What I would say is that benchmark success seems to produce at least a situation where the machine can achieve human-like performance for some neighborhood (or tile or etc) limited in time, space and subject. Of course, driving is the poster-child for the limitations of "works most of the time" but lot of "intelligent" activities require an ongoing thread of "reasonableness" aside from having an immediate logic.
Anyway, it would be nice if our ML folks looked at this stuff more as a beginning than as a situation where they're poised on success.
At best you can claim the result here that neural networks with regularization methods can beat traditional methods without it, but to be apples to apples both methods must have access to the same 'cocktail of regularization'.
> This paper is the first to provide compelling evidence that wellregularized neural networks (even simple MLPs!) indeed surpass the current state-of-the-art models
in tabular datasets, including recent neural network architectures and GBDT (Section 6).
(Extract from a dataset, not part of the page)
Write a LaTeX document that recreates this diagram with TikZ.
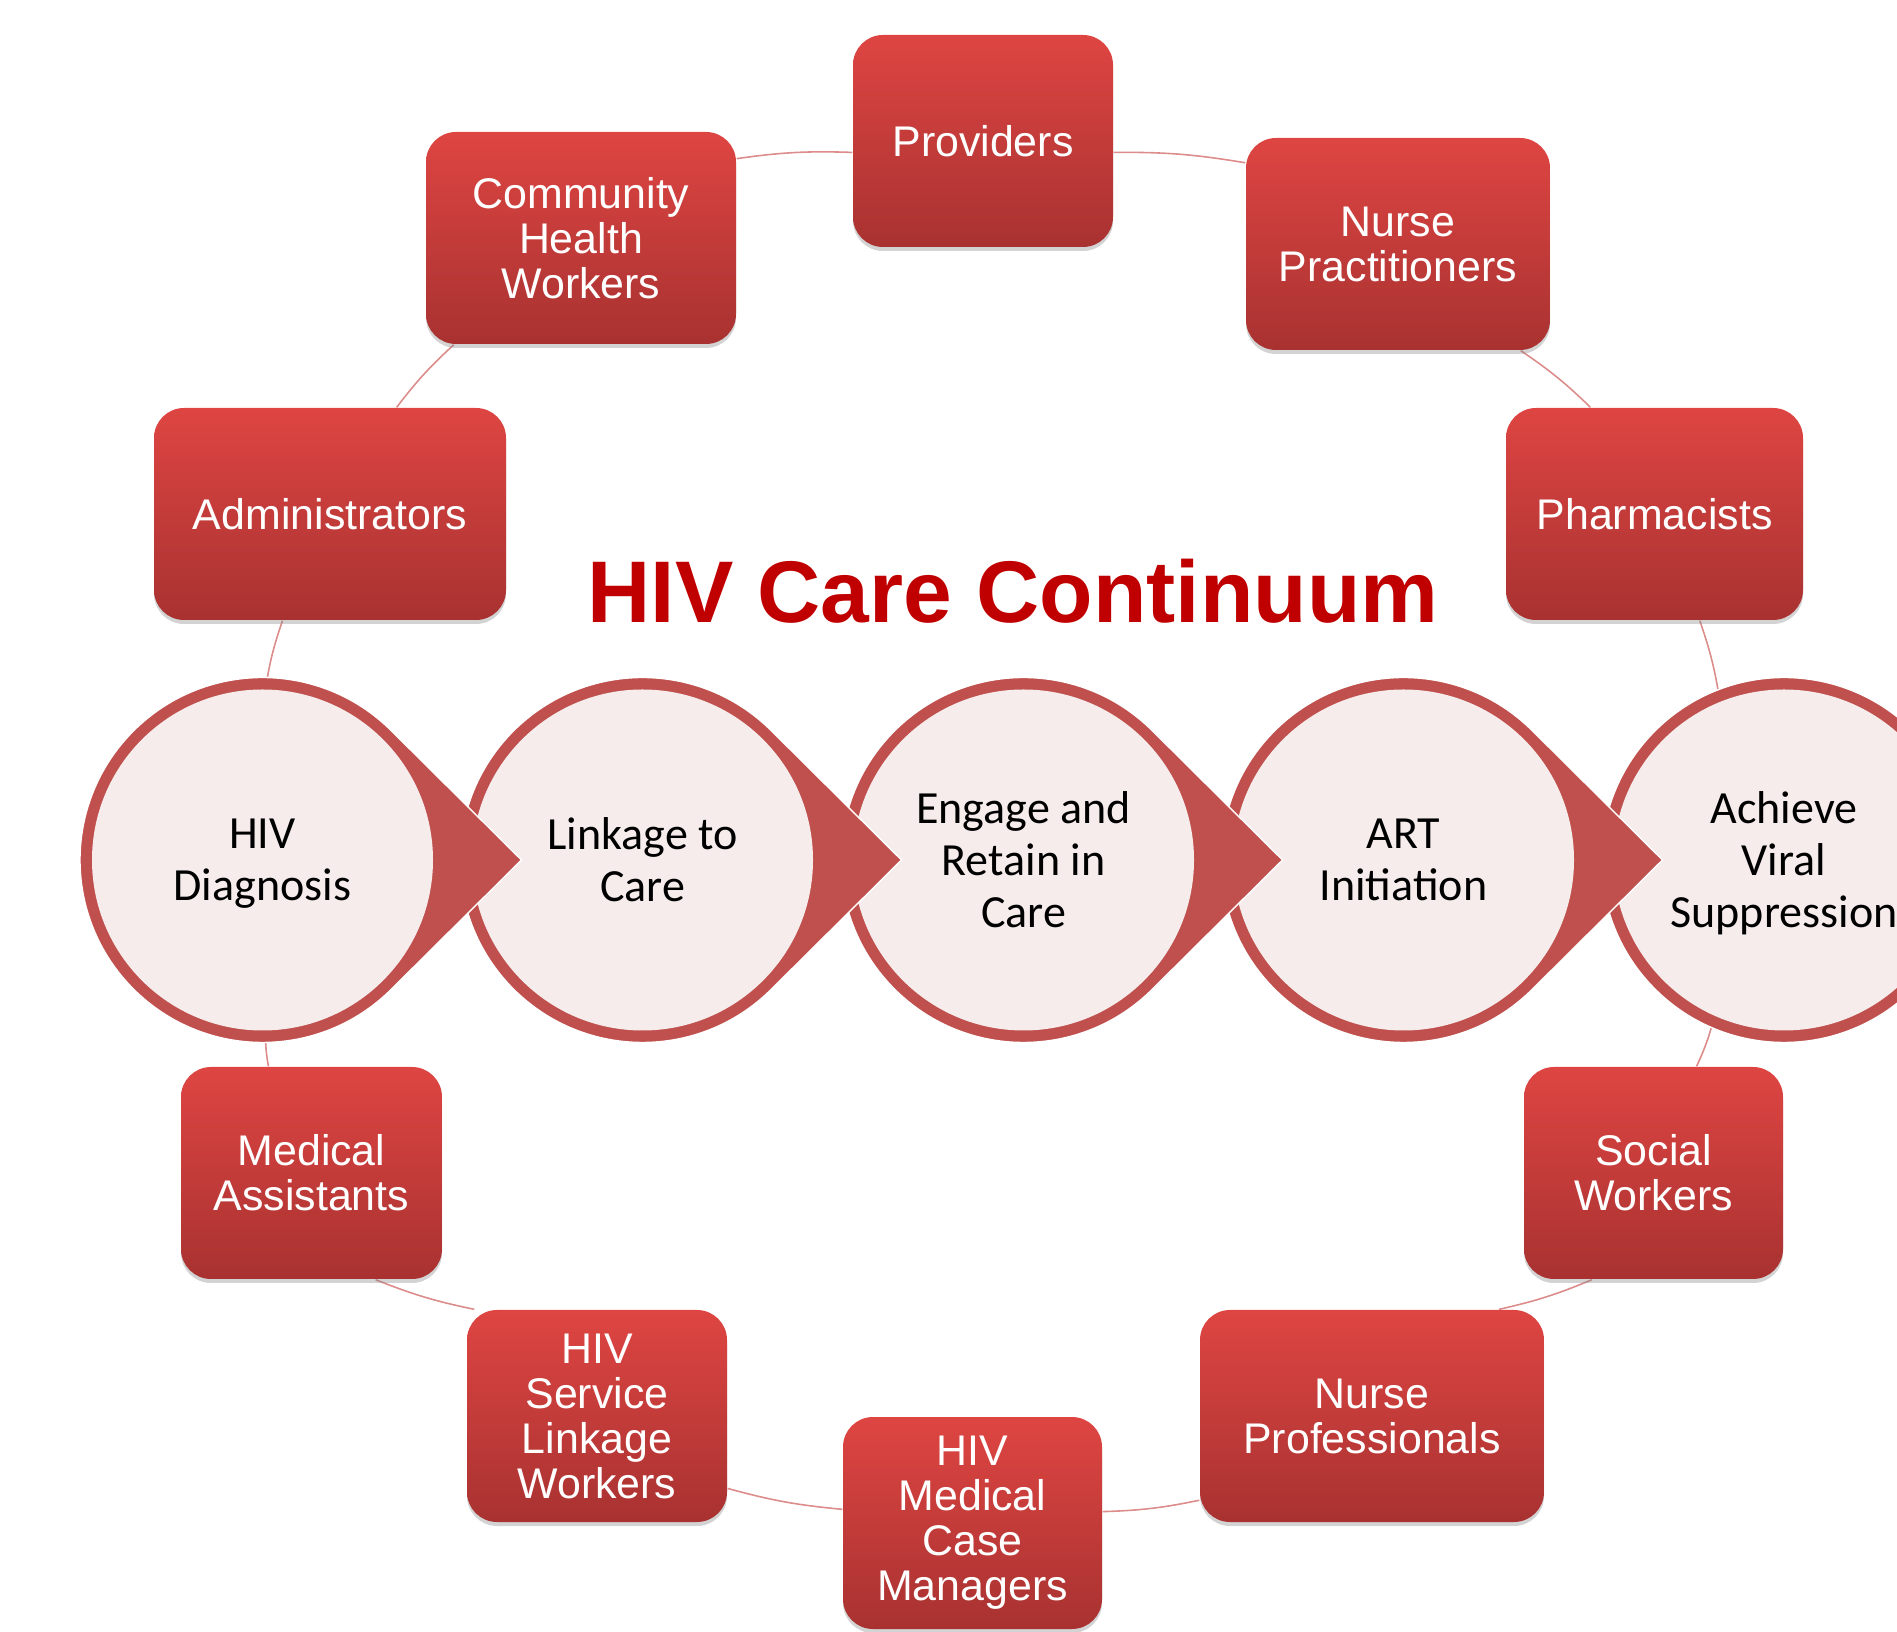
\documentclass[tikz,border=0pt]{standalone}
\usepackage{fontspec}
\setmainfont{Liberation Sans}
\newfontfamily\calibri{Carlito}
\usepackage{tikz}
\usetikzlibrary{shadows,backgrounds}
\definecolor{ringred}{RGB}{192,80,77}
\definecolor{pinkfill}{RGB}{246,236,236}
\definecolor{boxtop}{RGB}{222,69,66}
\definecolor{boxbottom}{RGB}{168,50,49}
\definecolor{titlered}{RGB}{192,0,0}
\definecolor{linkpink}{RGB}{220,140,138}

\tikzset{
    rolebox/.style={rectangle, rounded corners=0.3cm, top color=boxtop, bottom color=boxbottom,
        text=white, align=center, inner sep=0pt, minimum height=2.12cm,
        font=\fontsize{12.2}{12.8}\selectfont,
        drop shadow={opacity=0.35, shadow xshift=0pt, shadow yshift=-0.04cm}},
    stepcircle/.style={circle, fill=pinkfill, minimum size=3.41cm, inner sep=0pt},
    steptext/.style={align=center, inner sep=0pt, font=\calibri\fontsize{13.1}{14.8}\selectfont,
        execute at begin node=\strut, execute at end node=\strut},
    chevron/.style={fill=ringred, draw=white, line width=0.4pt},
    ring/.style={draw=linkpink, line width=0.45pt}
}

\begin{document}
\begin{tikzpicture}
    \useasboundingbox (0,0) rectangle (18.97,16.31);
    \clip (0,0) rectangle (18.97,16.31);

    % Roles around the cycle
    \node[rolebox, minimum width=2.60cm] (prov) at (9.83,14.90) {Providers};
    \node[rolebox, minimum width=3.10cm] (chw) at (5.81,13.93) {Community\\Health\\Workers};
    \node[rolebox, minimum width=3.04cm] (np) at (13.98,13.87) {Nurse\\Practitioners};
    \node[rolebox, minimum width=3.52cm] (admin) at (3.30,11.17) {Administrators};
    \node[rolebox, minimum width=2.97cm] (pharm) at (16.545,11.17) {Pharmacists};
    \node[rolebox, minimum width=2.61cm] (ma) at (3.115,4.58) {Medical\\Assistants};
    \node[rolebox, minimum width=2.59cm] (sw) at (16.535,4.58) {Social\\Workers};
    \node[rolebox, minimum width=2.60cm] (hslw) at (5.97,2.15) {HIV\\Service\\Linkage\\Workers};
    \node[rolebox, minimum width=3.44cm] (nprof) at (13.72,2.15) {Nurse\\Professionals};
    \node[rolebox, minimum width=2.59cm] (hmcm) at (9.725,1.08) {HIV\\Medical\\Case\\Managers};

    % Title
    \node[font=\bfseries\fontsize{24.9}{29}\selectfont, text=titlered, anchor=base] (title) at (10.13,10.08) {HIV Care Continuum};

    % Continuum steps, drawn right to left
    \foreach \cx/\nm/\txt in {17.84/c5/{Achieve\\Viral\\Suppression}, 14.035/c4/{ART\\Initiation},
        10.235/c3/{Engage and\\Retain in\\Care}, 6.425/c2/{Linkage to\\Care}, 2.625/c1/{HIV\\Diagnosis}} {
        \filldraw[chevron] (\cx,7.71) ++(45:1.825) arc[start angle=45, end angle=315, radius=1.825]
            -- (\cx+2.59,7.71) -- cycle;
        \node[stepcircle] (\nm) at (\cx,7.71) {};
        \node[steptext] (\nm-t) at (\cx,7.635) {\txt};
    }

    % Cycle links
    \begin{scope}[on background layer]
        \foreach \a/\b in {chw.27/prov.185, prov.-5/np.152, np.-41/pharm.121, pharm.-67/c5.112,
            c5.-114/sw.68, sw.-120/nprof.40, nprof.-154/hmcm.5, hmcm.174/hslw.-29,
            hslw.139/ma.-59, ma.112/c1.-89, c1.89/admin.-114, admin.58/chw.-140}
            \draw[ring] (\a) to[bend left=5] (\b);
    \end{scope}
\end{tikzpicture}
\end{document}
> Next, we analyze the empirical significance of
our well-regularized MLPs against the GBDT
implementations in Figure 2b. The results show
that our MLPs outperform both GBDT variants (XGBoost and auto-sklearn) with a statistically significant margin.
They test against XGBoost, GBDT Auto-sklearn, and others. Did you read the paper?
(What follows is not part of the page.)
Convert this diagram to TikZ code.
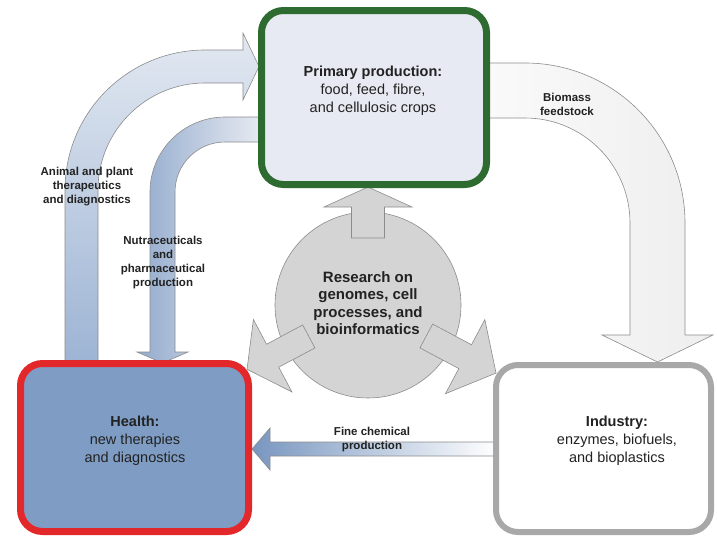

Yes. Did you read my comment?
They compare NN + Cocktail vs. vanilla XGB. They don't compare NN + Cocktail vs. XGB + Cocktail.
To make it crystal clear, if I wrote a paper "existing medicine A enhanced with novel method B is more effective than existing medicine C" and I did not include the control "C + B" (assuming if relevant, which is the case here), that'd be bad science. It's very much possible that novel method B is doing the heavy lifting and A isn't all that relevant. s/A/NN, s/B/Cocktail, s/C/XGBoost.
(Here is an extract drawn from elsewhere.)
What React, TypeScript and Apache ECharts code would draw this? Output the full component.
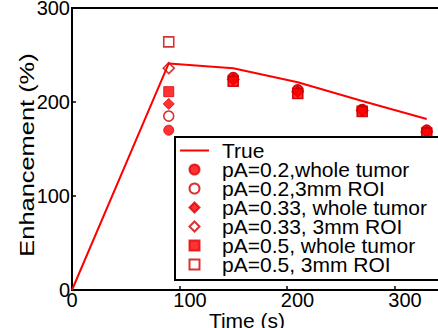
import React, { useEffect, useRef } from "react";
import * as echarts from "echarts";

const lineTimes = [0, 90, 150, 210, 270, 330];
const trueValues = [0, 241, 236, 221, 201, 182];

const markerTimes = [90, 150, 210, 270, 330];
const pA02Whole = [170, 226, 213, 192, 170];
const pA02ROI = [185, 226, 213, 192, 170];
const pA033Whole = [198, 224, 211, 191, 168];
const pA033ROI = [236, 224, 211, 191, 168];
const pA05Whole = [211, 222, 209, 190, 167];
const pA05ROI = [264, 222, 209, 190, 167];

const xTicks = [0, 100, 200, 300];
const yTicks = [0, 100, 200, 300];

const FONT = "Liberation Sans, Arial, Helvetica, sans-serif";
const RED = "#ff0000";
const DARK_RED = "#cc0000";

const ICON_LINE = "path://M0,0H29V2H0Z";
const ICON_DIAMOND = "path://M5.5,0L11,5.5L5.5,11L0,5.5Z";
const ICON_RECT = "path://M0,0H10V10H0Z";

function pts(vals: number[]) {
  return markerTimes.map((t, i) => [t, vals[i]]);
}

export default function App() {
  const ref = useRef<HTMLDivElement>(null);
  useEffect(() => {
    if (!ref.current) return;
    const chart = echarts.init(ref.current, null, { renderer: "svg" });
    const filled = (name: string, symbol: string, size: number, vals: number[]) => ({
      name,
      type: "scatter",
      symbol,
      symbolSize: size,
      data: pts(vals),
      itemStyle: { color: RED, borderColor: "#e00000", borderWidth: 1 },
    });
    const open = (name: string, symbol: string, size: number, vals: number[]) => ({
      name,
      type: "scatter",
      symbol,
      symbolSize: size,
      data: pts(vals),
      itemStyle: { color: "rgba(255,255,255,0)", borderColor: DARK_RED, borderWidth: 1.6 },
    });
    chart.setOption({
      animation: false,
      grid: {
        left: 72,
        top: 8,
        bottom: 38,
        right: -40,
        outerBoundsMode: "none",
        containLabel: false,
        show: true,
        borderColor: "#000",
        borderWidth: 2,
        backgroundColor: "rgba(0,0,0,0)",
      },
      xAxis: {
        type: "value",
        min: 0,
        max: 377.7,
        interval: 100,
        axisLine: { lineStyle: { color: "#000", width: 2 } },
        axisTick: { inside: true, length: 4, lineStyle: { color: "#000", width: 1.5 } },
        splitLine: { show: false },
        axisLabel: {
          margin: 0,
          color: "#000",
          fontSize: 20,
          fontFamily: FONT,
          hideOverlap: false,
          formatter: (v: number) => {
            if (!xTicks.includes(v)) return "";
            return v === 0 ? "0" : `{s|${v}}`;
          },
          rich: { s: { padding: [0, 0, 0, 21], fontSize: 20, fontFamily: FONT, color: "#000" } },
        },
      },
      yAxis: {
        type: "value",
        min: 0,
        max: 300,
        interval: 100,
        axisLine: { lineStyle: { color: "#000", width: 2 } },
        axisTick: { inside: true, length: 4, lineStyle: { color: "#000", width: 1.5 } },
        splitLine: { show: false },
        axisLabel: {
          margin: 2,
          color: "#000",
          fontSize: 20,
          fontFamily: FONT,
          padding: [4, 0, 0, 0],
          formatter: (v: number) => (yTicks.includes(v) ? String(v) : ""),
        },
      },
      legend: {
        orient: "vertical",
        left: 175,
        top: 137,
        padding: [3, 30, 5, 5],
        itemGap: -2,
        itemWidth: 29,
        itemHeight: 10,
        symbolKeepAspect: true,
        borderColor: "#000",
        borderWidth: 2,
        backgroundColor: "#fff",
        selectedMode: false,
        textStyle: { fontSize: 21, fontFamily: FONT, color: "#000", padding: [0, 0, 0, 8] },
        data: [
          { name: "True", icon: ICON_LINE, itemStyle: { color: RED, borderWidth: 0 } },
          { name: "pA=0.2,whole tumor", icon: "circle" },
          { name: "pA=0.2,3mm ROI", icon: "circle" },
          { name: "pA=0.33, whole tumor", icon: ICON_DIAMOND },
          { name: "pA=0.33, 3mm ROI", icon: ICON_DIAMOND },
          { name: "pA=0.5, whole tumor", icon: ICON_RECT },
          { name: "pA=0.5, 3mm ROI", icon: ICON_RECT },
        ],
      },
      graphic: [
        {
          type: "text",
          x: 27.5,
          y: 155,
          rotation: Math.PI / 2,
          scaleX: 1.27,
          style: {
            text: "Enhancement (%)",
            fontSize: 20,
            fontFamily: FONT,
            fill: "#000",
            align: "center",
            verticalAlign: "middle",
          },
        },
        {
          type: "text",
          x: 247,
          y: 320,
          style: {
            text: "Time (s)",
            fontSize: 21,
            fontFamily: FONT,
            fill: "#000",
            align: "center",
            verticalAlign: "middle",
          },
        },
      ],
      series: [
        {
          name: "True",
          type: "line",
          symbol: "none",
          showSymbol: false,
          data: lineTimes.map((t, i) => [t, trueValues[i]]),
          lineStyle: { color: RED, width: 2 },
          itemStyle: { color: RED },
        },
        filled("pA=0.2,whole tumor", "circle", 10, pA02Whole),
        open("pA=0.2,3mm ROI", "circle", 10, pA02ROI),
        filled("pA=0.33, whole tumor", "diamond", 11, pA033Whole),
        open("pA=0.33, 3mm ROI", "diamond", 11, pA033ROI),
        filled("pA=0.5, whole tumor", "rect", 10, pA05Whole),
        open("pA=0.5, 3mm ROI", "rect", 10, pA05ROI),
      ],
    });
    return () => chart.dispose();
  }, []);
  return (
    <div
      ref={ref}
      style={{ position: "fixed", left: 0, top: 0, width: 438, height: 328, background: "#fff" }}
    />
  );
}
SWA is pretty NN specific. So leave it out for XGB. There's a bunch that are relevant, and they could be very important.
If you consider the whole table, any dataSET is like point clouds.
-- All interpretations worth considering...
Either way, totally agree. Overused, almost always incorrect, and easily misconstrued especially by people who don't speak English as their first language.
* I see what I did there.
I suppose the follow up will be titled "One Weird Trick is All You Need To Destroy SOTA On This Dataset!"
They aren't saying that they "canned" Excel (the software), they are saying that neural nets have the potential to perform well on tasks involving tabular data that are traditionally performed by other ML techniques.